Edo and Paris: Urban Life and the State in the Early Modern Era, Edited by James L. McClain et al.
512 pages

CORNELL UNIVERSITY PRESS, Nonfiction.

McClain and Merriman explain that "burgeoning urban growth and the expansion of state power" exemplified Edo (now Tokyo) and Paris. The striking parallels between the two are detailed in essays describing efforts to manage commerce, fire prevention, urban development and more. In response to these challenges, both governments created increasingly complex bureaucracies.
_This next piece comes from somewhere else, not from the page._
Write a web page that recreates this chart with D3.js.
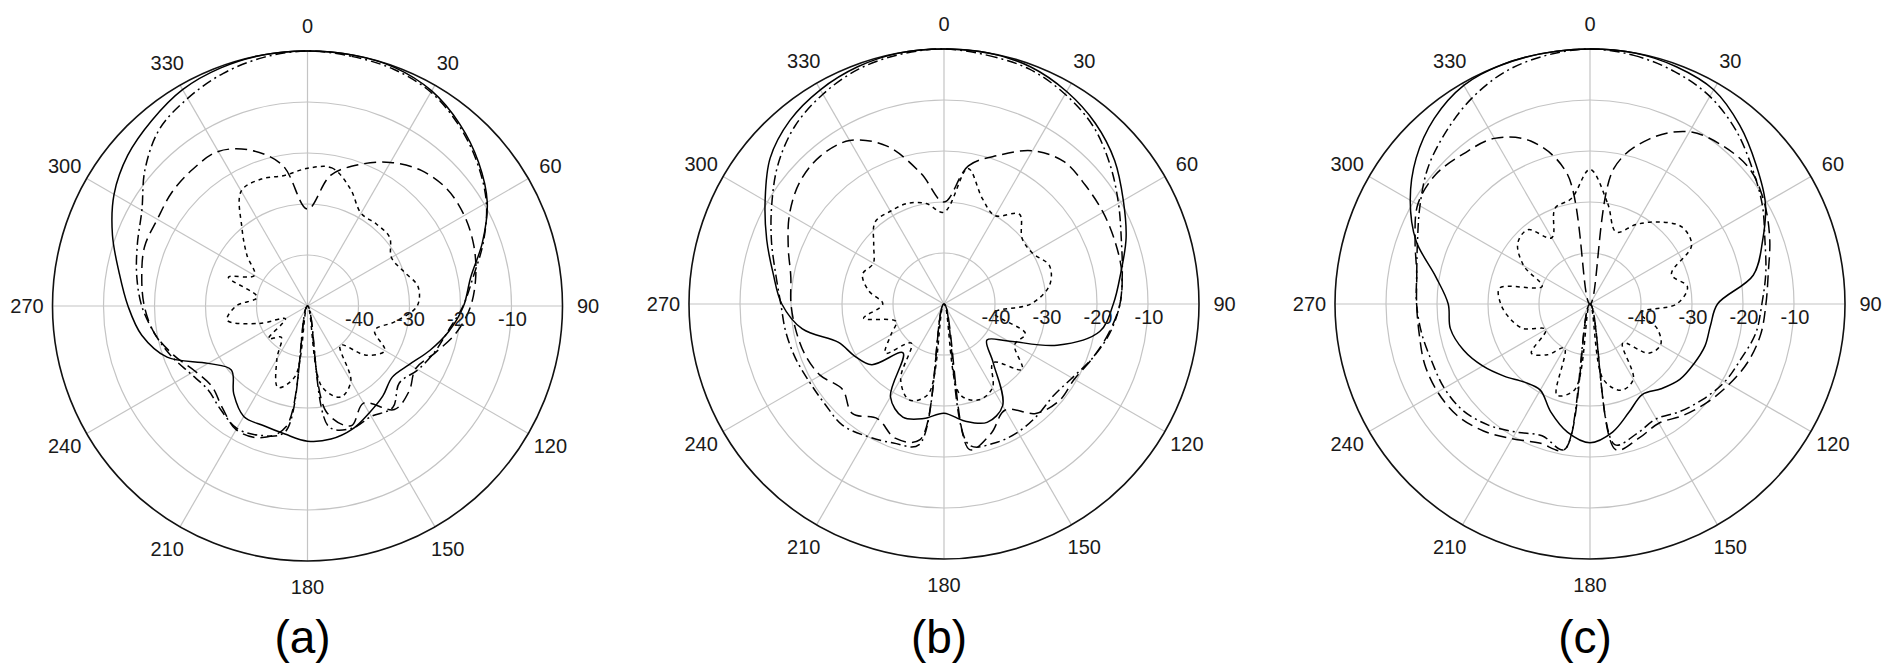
<!DOCTYPE html>
<html>
<head>
<meta charset="utf-8">
<script src="https://cdn.jsdelivr.net/npm/d3@7"></script>
<style>
  html, body { margin: 0; padding: 0; background: #ffffff; }
  svg { display: block; }
</style>
</head>
<body>
<svg id="chart" width="1883" height="664"></svg>
<script>
// Measurement angles (degrees, clockwise from 0 at the top)
const angles = d3.range(0, 360, 10);

// Angular tick labels and radial ring values (dB)
const angleTicks = [0, 30, 60, 90, 120, 150, 180, 210, 240, 270, 300, 330];
const ringTicks = [-40, -30, -20, -10];
const panelNames = ["(a)", "(b)", "(c)"];

// Panel (a) patterns, dB
const aSolid    = [0, 0, -0.2, -1.3, -3.5, -6.2, -9.3, -13.5, -17.5, -19.4, -21.8, -24.5, -27, -28.3, -27, -25.8, -24.3, -23.5, -23.5, -24.5, -25, -25, -27.5, -30.5, -27.5, -20.7, -17, -14.8, -12.5, -9.3, -6.2, -4, -2.5, -1, -0.3, 0];
const aDashDot  = [0, -0.3, -0.6, -1.6, -3.8, -6.5, -9.5, -13.3, -17, -19.5, -22, -23.5, -25, -26.5, -24, -25, -24.5, -26, -50, -25, -23, -22.3, -23.5, -24.5, -23.5, -21.5, -19.5, -17.5, -16, -14.5, -12.5, -8.4, -4.8, -3, -1.5, -0.5];
const aLongDash = [-31, -24, -20.5, -17.5, -15.3, -14.3, -14.5, -15.3, -16.5, -18, -20.3, -23.3, -25.5, -24, -23.5, -28, -25, -29, -50, -26, -22.5, -22, -24, -25.5, -24.5, -22, -19.5, -18, -17, -16, -16, -15.3, -15, -15, -17.5, -22];
const aDotted   = [-23, -22.5, -25.5, -29, -29, -29, -31, -30, -28, -28.5, -32.5, -36, -32.5, -35, -40, -33, -31, -34, -50, -36, -33, -38, -42, -40, -45, -40, -34, -36, -40, -33.5, -38, -34.5, -30, -24, -23.5, -24];

// Panel (b) patterns, dB
const bSolid    = [0, 0, -0.5, -1.9, -3.8, -6.3, -9.4, -12, -14.8, -16.8, -19, -26.4, -35.5, -39, -35, -27, -25.3, -26.7, -28.6, -27.2, -26.4, -29, -37.5, -31.5, -29.7, -28, -21.8, -18.2, -16, -13, -9.5, -5.5, -3, -1.5, -0.5, 0];
const bDashDot  = [0, -0.5, -1, -2.5, -4.5, -7.5, -10.5, -13, -14.5, -15.5, -17, -19, -21, -22, -21.5, -21, -21, -22, -50, -22, -21, -20, -19, -19.5, -19.5, -19, -18.5, -18, -16.5, -14, -11, -7.5, -4.5, -2.5, -1, -0.3];
const bLongDash = [-30, -22.5, -19, -15.3, -13.5, -13.8, -14, -14.3, -14.6, -15.5, -17.2, -19, -20.5, -20.5, -22, -26, -23, -21, -50, -23, -22, -24, -22, -24, -22, -21, -20.5, -20, -19.5, -17.5, -15, -13, -12.2, -13, -17, -24];
const bDotted   = [-32, -23, -28, -30, -27, -30, -30, -28, -29, -33, -40, -33, -34, -30, -35, -31, -30, -32, -50, -32, -30, -33, -40, -35, -38, -40, -34, -38, -35, -33, -34, -32, -29, -29, -29, -30];

// Panel (c) patterns, dB
const cSolid    = [0, 0, -0.5, -1.5, -4.3, -7.5, -10.3, -14, -17.5, -25, -26, -26, -26.5, -27, -28.3, -29.5, -27.5, -24.5, -22.8, -24.5, -27.5, -30.5, -30, -28, -25.7, -23.6, -22.2, -22.2, -19.3, -13.7, -9.3, -5.5, -2.5, -0.5, 0, 0];
const cDashDot  = [0, -0.5, -1.5, -3, -5.5, -8.5, -11, -13.5, -15, -16.3, -17, -18.5, -19.5, -21, -22.5, -24, -23, -22, -50, -21, -22.5, -21, -19, -17.5, -17, -17, -16.5, -16, -15.5, -14, -11.5, -8.5, -6, -3.5, -1.5, -0.5];
const cLongDash = [-50, -23, -15.5, -11, -9.5, -9, -10.5, -12.5, -14.5, -15.5, -16, -17, -18.5, -20, -21.5, -23, -22, -21, -50, -21, -21, -19.5, -17.5, -16, -15.5, -15.5, -16, -16, -15.5, -13.5, -11, -10.5, -11.5, -12.5, -16, -24];
const cDotted   = [-23.6, -30, -35, -32, -29, -26.5, -27, -33, -30.6, -33, -40, -36, -34, -35, -40, -33, -32, -35, -50, -33, -31, -40, -37, -35, -40, -36, -34, -32.5, -32, -40, -35, -31.5, -31, -35, -30, -29];

const seriesKeys = ["dotted", "longdash", "dashdot", "solid"];
const panelData = [
  { solid: aSolid, dashdot: aDashDot, longdash: aLongDash, dotted: aDotted },
  { solid: bSolid, dashdot: bDashDot, longdash: bLongDash, dotted: bDotted },
  { solid: cSolid, dashdot: cDashDot, longdash: cLongDash, dotted: cDotted }
];

// Layout of the three polar panels
const centers = [[307.5, 306], [944, 304], [1590, 304]];
const R = 255;
const dash = { solid: null, longdash: "12,6", dashdot: "10,4,2,4", dotted: "4,4" };
const font = "'Liberation Sans', Arial, Helvetica, sans-serif";

const svg = d3.select("#chart");

const r = d3.scaleLinear().domain([-50, 0]).range([0, R]).clamp(true);
const a = d3.scaleLinear().domain([0, 360]).range([0, 2 * Math.PI]);

const line = d3.lineRadial()
  .angle(d => a(d[0]))
  .radius(d => r(d[1]))
  .curve(d3.curveCatmullRomClosed.alpha(0.5));

panelData.forEach((data, i) => {
  const [cx, cy] = centers[i];
  const g = svg.append("g").attr("transform", `translate(${cx},${cy})`);

  // grid rings
  g.selectAll("circle.ring")
    .data(ringTicks)
    .join("circle")
    .attr("class", "ring")
    .attr("r", d => r(d))
    .attr("fill", "none")
    .attr("stroke", "#c4c4c4")
    .attr("stroke-width", 1.2);

  // spokes every 30 degrees
  g.selectAll("line.spoke")
    .data(angleTicks.filter(t => t < 180))
    .join("line")
    .attr("class", "spoke")
    .attr("x1", d => -R * Math.sin(a(d)))
    .attr("y1", d => R * Math.cos(a(d)))
    .attr("x2", d => R * Math.sin(a(d)))
    .attr("y2", d => -R * Math.cos(a(d)))
    .attr("stroke", "#c4c4c4")
    .attr("stroke-width", 1.2);

  // outer boundary
  g.append("circle")
    .attr("r", r(0))
    .attr("fill", "none")
    .attr("stroke", "#111")
    .attr("stroke-width", 1.6);

  // angle labels
  g.selectAll("text.ang")
    .data(angleTicks)
    .join("text")
    .attr("class", "ang")
    .attr("x", d => 1.1 * R * Math.sin(a(d)))
    .attr("y", d => -1.1 * R * Math.cos(a(d)))
    .attr("text-anchor", "middle")
    .attr("dominant-baseline", "central")
    .attr("font-family", font)
    .attr("font-size", 20)
    .attr("fill", "#1a1a1a")
    .text(d => d);

  // pattern curves
  seriesKeys.forEach(key => {
    const pts = angles.map((ang, k) => [ang, data[key][k]]);
    g.append("path")
      .attr("d", line(pts))
      .attr("fill", "none")
      .attr("stroke", "#000")
      .attr("stroke-width", 1.5)
      .attr("stroke-dasharray", dash[key])
      .attr("stroke-linejoin", "round");
  });

  // ring value labels
  g.selectAll("text.rv")
    .data(ringTicks)
    .join("text")
    .attr("class", "rv")
    .attr("x", d => r(d) + 1)
    .attr("y", 13)
    .attr("text-anchor", "middle")
    .attr("dominant-baseline", "central")
    .attr("font-family", font)
    .attr("font-size", 20)
    .attr("fill", "#1a1a1a")
    .text(d => d);

  // panel caption
  svg.append("text")
    .attr("x", cx - 5)
    .attr("y", 653)
    .attr("text-anchor", "middle")
    .attr("font-family", font)
    .attr("font-size", 46)
    .attr("fill", "#000")
    .text(panelNames[i]);
});
</script>
</body>
</html>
Strong states were central in unifying national economies, but "Edo and Paris" reveals that, ultimately, the rise of the merchant class was responsible for the vibrant culture and dynamic growth of the early modern period. In theory, both the Japanese shogunate and the French monarchy exercised absolute authority, but in practice they relied on compliance and economic support from the private sector, creating a system that McClain calls "negotiated autocracy."

"Edo and Paris" discusses discrepancies in the development of the two cities, but these are "differences of degree and magnitude, not of kind," according to McClain and Ugawa. For Tokyoites, native or expatriate, examining Japan alongside France provides valuable new insights into the triumphs and shortcomings of civil society and governance in the Edo Period (1603-1868).